**Aim**
Print word for word the first line of the listing below and every line after it, through the line with "import * as". Leave out the pictures and the rest.

**Data segment**
┌────────
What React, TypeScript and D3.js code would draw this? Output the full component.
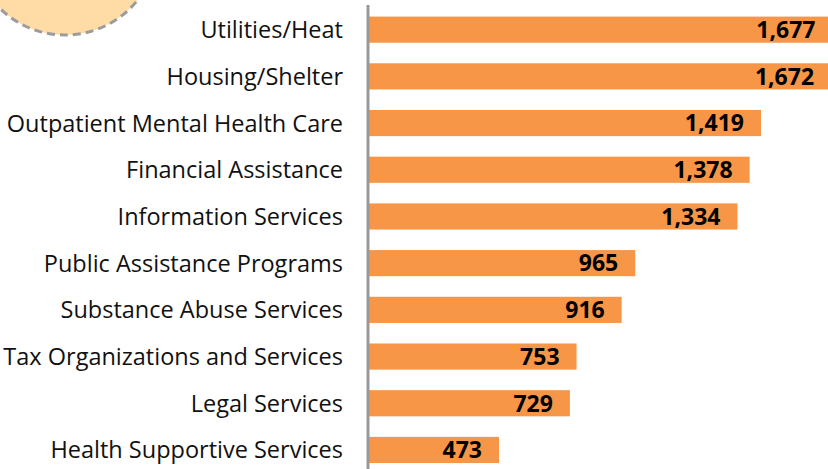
import React from "react";
import * as d3 from "d3";

const categories = [
  "Utilities/Heat",
  "Housing/Shelter",
  "Outpatient Mental Health Care",
  "Financial Assistance",
  "Information Services",
  "Public Assistance Programs",
  "Substance Abuse Services",
  "Tax Organizations and Services",
  "Legal Services",
  "Health Supportive Services",
];
const values = [1677, 1672, 1419, 1378, 1334, 965, 916, 753, 729, 473];

const W = 828;
const H = 469;

export default function App() {
  const x = d3.scaleLinear().domain([0, 473]).range([368, 499]);
  const y = d3
    .scaleBand<string>()
    .domain(categories)
    .range([6.3, 473.3])
    .paddingInner(0.44)
    .paddingOuter(0.22);
  const fmt = d3.format(",");
  const font = "'Open Sans', 'Noto Sans', sans-serif";
  return (
    <svg
      width={W}
      height={H}
      style={{ position: "absolute", left: 0, top: 0, display: "block" }}
    >
      <rect x={0} y={0} width={W} height={H} fill="#fff" />
      <circle
        cx={65}
        cy={-58}
        r={93}
        fill="#FFDBA6"
        stroke="#9C9C9C"
        strokeWidth={3}
        strokeDasharray="8 5"
      />
      {categories.map((c, i) => {
        const yy = y(c)!;
        const bw = y.bandwidth();
        const xe = x(values[i]);
        return (
          <g key={c}>
            <rect x={368} y={yy} width={xe - 368} height={bw} fill="#F79646" />
            <text
              x={343}
              y={yy + bw / 2}
              dy="0.36em"
              textAnchor="end"
              fontFamily={font}
              fontSize={23.5}
              fill="#111"
            >
              {c}
            </text>
            <text
              x={xe - 17}
              y={yy + bw / 2}
              dy="0.36em"
              textAnchor="end"
              fontFamily={font}
              fontWeight="bold"
              fontSize={23}
              fill="#000"
            >
              {fmt(values[i])}
            </text>
          </g>
        );
      })}
      <line x1={368} x2={368} y1={5} y2={H} stroke="#999" strokeWidth={3} />
    </svg>
  );
}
└────────
**Full output**
What React, TypeScript and D3.js code would draw this? Output the full component.
import React from "react";
import * as d3 from "d3";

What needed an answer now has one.